With that said, let us turn our attention to an area where – in my opinion – the regulator has gone on a monomaniacal spree – rebates.
On the one hand, we have providers such as Nucleus and Ascentric, pushing strongly for “clean” share classes which contain no rebate at all (generally at 75bps). On the other, we have “large” (more on those quote marks in a moment) providers such as Skandia and Standard Life who want to retain rebates and are either for unit rebates or neutral.
There has been a worry that a tripartite relationship among adviser, DFM and client would have to exist, leading to “whose client is it anyway?” angst
Both sets of providers are – understandably – pushing their own self-interest.
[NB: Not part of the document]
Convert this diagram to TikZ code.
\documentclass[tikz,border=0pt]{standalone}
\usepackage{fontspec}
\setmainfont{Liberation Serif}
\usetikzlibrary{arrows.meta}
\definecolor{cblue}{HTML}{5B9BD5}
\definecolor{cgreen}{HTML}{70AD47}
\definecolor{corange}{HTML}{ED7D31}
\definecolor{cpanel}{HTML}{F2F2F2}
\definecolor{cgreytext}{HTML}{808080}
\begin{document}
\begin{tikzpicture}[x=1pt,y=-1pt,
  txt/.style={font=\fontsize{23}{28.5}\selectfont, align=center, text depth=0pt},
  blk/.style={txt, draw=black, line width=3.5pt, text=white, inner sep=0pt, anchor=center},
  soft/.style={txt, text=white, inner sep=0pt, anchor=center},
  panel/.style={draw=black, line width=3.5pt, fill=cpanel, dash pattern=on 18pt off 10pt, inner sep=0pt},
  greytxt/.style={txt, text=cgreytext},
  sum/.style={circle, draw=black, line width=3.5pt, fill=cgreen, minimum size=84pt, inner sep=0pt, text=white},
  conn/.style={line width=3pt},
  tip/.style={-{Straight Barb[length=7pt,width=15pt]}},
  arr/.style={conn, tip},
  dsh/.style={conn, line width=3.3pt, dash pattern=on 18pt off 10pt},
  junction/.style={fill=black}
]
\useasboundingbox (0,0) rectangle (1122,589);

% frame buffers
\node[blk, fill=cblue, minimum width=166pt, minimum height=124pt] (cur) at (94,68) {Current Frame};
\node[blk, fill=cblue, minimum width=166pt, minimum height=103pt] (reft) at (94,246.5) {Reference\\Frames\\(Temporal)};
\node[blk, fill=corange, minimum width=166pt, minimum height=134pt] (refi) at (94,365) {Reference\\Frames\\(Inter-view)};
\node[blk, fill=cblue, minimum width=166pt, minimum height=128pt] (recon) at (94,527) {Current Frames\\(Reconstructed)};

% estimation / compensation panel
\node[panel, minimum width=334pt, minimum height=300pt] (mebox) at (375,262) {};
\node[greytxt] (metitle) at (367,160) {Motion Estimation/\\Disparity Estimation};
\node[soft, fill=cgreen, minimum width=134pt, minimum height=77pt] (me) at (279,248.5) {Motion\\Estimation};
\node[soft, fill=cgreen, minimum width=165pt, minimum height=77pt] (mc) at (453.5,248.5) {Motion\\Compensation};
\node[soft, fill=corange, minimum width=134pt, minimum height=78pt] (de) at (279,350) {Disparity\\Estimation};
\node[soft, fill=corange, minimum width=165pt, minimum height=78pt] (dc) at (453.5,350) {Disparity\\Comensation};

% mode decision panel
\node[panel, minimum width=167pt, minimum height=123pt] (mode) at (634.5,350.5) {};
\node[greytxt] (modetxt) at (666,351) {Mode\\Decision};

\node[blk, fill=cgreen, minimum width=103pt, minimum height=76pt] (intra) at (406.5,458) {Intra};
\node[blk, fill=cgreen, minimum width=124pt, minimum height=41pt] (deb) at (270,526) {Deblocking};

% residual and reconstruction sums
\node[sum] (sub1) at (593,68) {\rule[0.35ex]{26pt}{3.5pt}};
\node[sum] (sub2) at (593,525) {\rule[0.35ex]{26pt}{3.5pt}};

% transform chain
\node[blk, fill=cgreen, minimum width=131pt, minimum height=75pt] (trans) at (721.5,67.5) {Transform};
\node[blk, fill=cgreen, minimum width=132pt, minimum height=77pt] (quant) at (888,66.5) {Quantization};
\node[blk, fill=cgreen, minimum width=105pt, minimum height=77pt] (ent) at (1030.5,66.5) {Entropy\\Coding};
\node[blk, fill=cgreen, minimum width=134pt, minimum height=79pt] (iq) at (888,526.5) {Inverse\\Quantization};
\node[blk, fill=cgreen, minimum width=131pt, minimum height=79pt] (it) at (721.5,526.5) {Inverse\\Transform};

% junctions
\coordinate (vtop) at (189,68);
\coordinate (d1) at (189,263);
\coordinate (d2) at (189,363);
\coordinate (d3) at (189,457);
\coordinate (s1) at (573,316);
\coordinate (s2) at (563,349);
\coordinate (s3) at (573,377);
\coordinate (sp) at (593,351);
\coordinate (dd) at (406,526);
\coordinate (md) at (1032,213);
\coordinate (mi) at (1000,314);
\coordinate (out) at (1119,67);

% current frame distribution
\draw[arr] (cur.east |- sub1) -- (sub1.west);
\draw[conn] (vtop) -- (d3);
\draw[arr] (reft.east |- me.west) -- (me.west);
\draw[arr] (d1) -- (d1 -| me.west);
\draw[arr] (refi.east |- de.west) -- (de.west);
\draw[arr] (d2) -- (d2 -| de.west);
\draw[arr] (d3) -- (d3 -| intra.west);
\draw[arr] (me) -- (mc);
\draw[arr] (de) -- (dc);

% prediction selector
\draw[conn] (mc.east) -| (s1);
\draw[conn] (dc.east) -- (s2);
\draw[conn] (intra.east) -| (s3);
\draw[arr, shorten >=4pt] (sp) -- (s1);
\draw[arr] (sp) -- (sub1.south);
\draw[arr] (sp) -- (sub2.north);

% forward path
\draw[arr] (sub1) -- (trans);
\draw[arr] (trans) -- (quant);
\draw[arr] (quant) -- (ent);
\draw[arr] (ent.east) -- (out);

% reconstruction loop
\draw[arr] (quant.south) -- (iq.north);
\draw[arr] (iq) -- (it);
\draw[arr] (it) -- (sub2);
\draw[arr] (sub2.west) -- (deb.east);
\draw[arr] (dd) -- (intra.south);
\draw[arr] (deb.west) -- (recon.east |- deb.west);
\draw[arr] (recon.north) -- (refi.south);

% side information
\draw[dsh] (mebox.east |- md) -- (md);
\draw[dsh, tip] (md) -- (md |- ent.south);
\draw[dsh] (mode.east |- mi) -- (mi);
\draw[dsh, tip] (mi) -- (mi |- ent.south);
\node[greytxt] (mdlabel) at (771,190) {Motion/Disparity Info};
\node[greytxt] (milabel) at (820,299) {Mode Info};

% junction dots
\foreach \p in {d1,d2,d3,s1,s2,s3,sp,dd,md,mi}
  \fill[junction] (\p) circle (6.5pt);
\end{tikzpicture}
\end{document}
Let us take the second set first.
The “larger” providers have been remarkably successful in driving large rebate deals with active fund managers. If we discount the natural 0.5 per cent trail inside most 1.5 per cent AMC active funds, these providers are pulling back up to 60 basis points from fund managers in extreme cases. More commonly the rebate will be from 35bps to 45bps, which the platform happily takes as its reward for distributing that fund. Now, of itself, this is not an evil thing. Why should not large companies flex their commercial muscle and do a bit better for themselves? Post-RDR, rebates (whether units or cash) will all go the client anyway, so is it not all good?
Yes and no. The providers I name (and others) are the ones most often identified with commercial challenges in terms of translating their scale into profitability numbers on the board. These commercial challenges mean that often the larger platforms are the smallest in terms of profit metrics, hence the quote marks. So how can they parlay their rebate deals into something which makes a difference to their top line post-RDR?